* _Task goal_
Write out the complete material exactly as it stands.

* _Data provided_
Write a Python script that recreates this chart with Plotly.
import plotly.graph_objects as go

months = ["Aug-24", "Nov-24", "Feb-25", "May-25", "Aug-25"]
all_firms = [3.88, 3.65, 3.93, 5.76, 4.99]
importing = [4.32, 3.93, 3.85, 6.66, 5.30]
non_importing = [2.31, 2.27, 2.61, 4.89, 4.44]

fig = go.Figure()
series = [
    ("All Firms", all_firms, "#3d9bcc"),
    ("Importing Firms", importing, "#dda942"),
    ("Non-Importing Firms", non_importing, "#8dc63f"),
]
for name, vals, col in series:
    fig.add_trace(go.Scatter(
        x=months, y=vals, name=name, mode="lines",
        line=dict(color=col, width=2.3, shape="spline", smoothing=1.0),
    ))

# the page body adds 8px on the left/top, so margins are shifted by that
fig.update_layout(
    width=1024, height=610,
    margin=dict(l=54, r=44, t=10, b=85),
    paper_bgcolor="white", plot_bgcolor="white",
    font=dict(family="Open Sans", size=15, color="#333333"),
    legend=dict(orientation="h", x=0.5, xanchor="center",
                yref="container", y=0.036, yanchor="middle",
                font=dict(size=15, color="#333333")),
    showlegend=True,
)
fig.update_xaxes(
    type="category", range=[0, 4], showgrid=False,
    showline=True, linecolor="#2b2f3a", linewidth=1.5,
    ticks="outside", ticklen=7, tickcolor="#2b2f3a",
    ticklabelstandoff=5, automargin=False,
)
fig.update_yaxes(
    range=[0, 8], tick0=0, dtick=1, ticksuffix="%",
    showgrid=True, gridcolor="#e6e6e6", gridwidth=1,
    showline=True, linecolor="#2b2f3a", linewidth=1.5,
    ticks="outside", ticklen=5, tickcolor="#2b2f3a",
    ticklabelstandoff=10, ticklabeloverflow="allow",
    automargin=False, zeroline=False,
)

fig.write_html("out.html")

* _The completed task_
Write a Python script that recreates this chart with Plotly.
import plotly.graph_objects as go

months = ["Aug-24", "Nov-24", "Feb-25", "May-25", "Aug-25"]
all_firms = [3.88, 3.65, 3.93, 5.76, 4.99]
importing = [4.32, 3.93, 3.85, 6.66, 5.30]
non_importing = [2.31, 2.27, 2.61, 4.89, 4.44]

fig = go.Figure()
series = [
    ("All Firms", all_firms, "#3d9bcc"),
    ("Importing Firms", importing, "#dda942"),
    ("Non-Importing Firms", non_importing, "#8dc63f"),
]
for name, vals, col in series:
    fig.add_trace(go.Scatter(
        x=months, y=vals, name=name, mode="lines",
        line=dict(color=col, width=2.3, shape="spline", smoothing=1.0),
    ))

# the page body adds 8px on the left/top, so margins are shifted by that
fig.update_layout(
    width=1024, height=610,
    margin=dict(l=54, r=44, t=10, b=85),
    paper_bgcolor="white", plot_bgcolor="white",
    font=dict(family="Open Sans", size=15, color="#333333"),
    legend=dict(orientation="h", x=0.5, xanchor="center",
                yref="container", y=0.036, yanchor="middle",
                font=dict(size=15, color="#333333")),
    showlegend=True,
)
fig.update_xaxes(
    type="category", range=[0, 4], showgrid=False,
    showline=True, linecolor="#2b2f3a", linewidth=1.5,
    ticks="outside", ticklen=7, tickcolor="#2b2f3a",
    ticklabelstandoff=5, automargin=False,
)
fig.update_yaxes(
    range=[0, 8], tick0=0, dtick=1, ticksuffix="%",
    showgrid=True, gridcolor="#e6e6e6", gridwidth=1,
    showline=True, linecolor="#2b2f3a", linewidth=1.5,
    ticks="outside", ticklen=5, tickcolor="#2b2f3a",
    ticklabelstandoff=10, ticklabeloverflow="allow",
    automargin=False, zeroline=False,
)

fig.write_html("out.html")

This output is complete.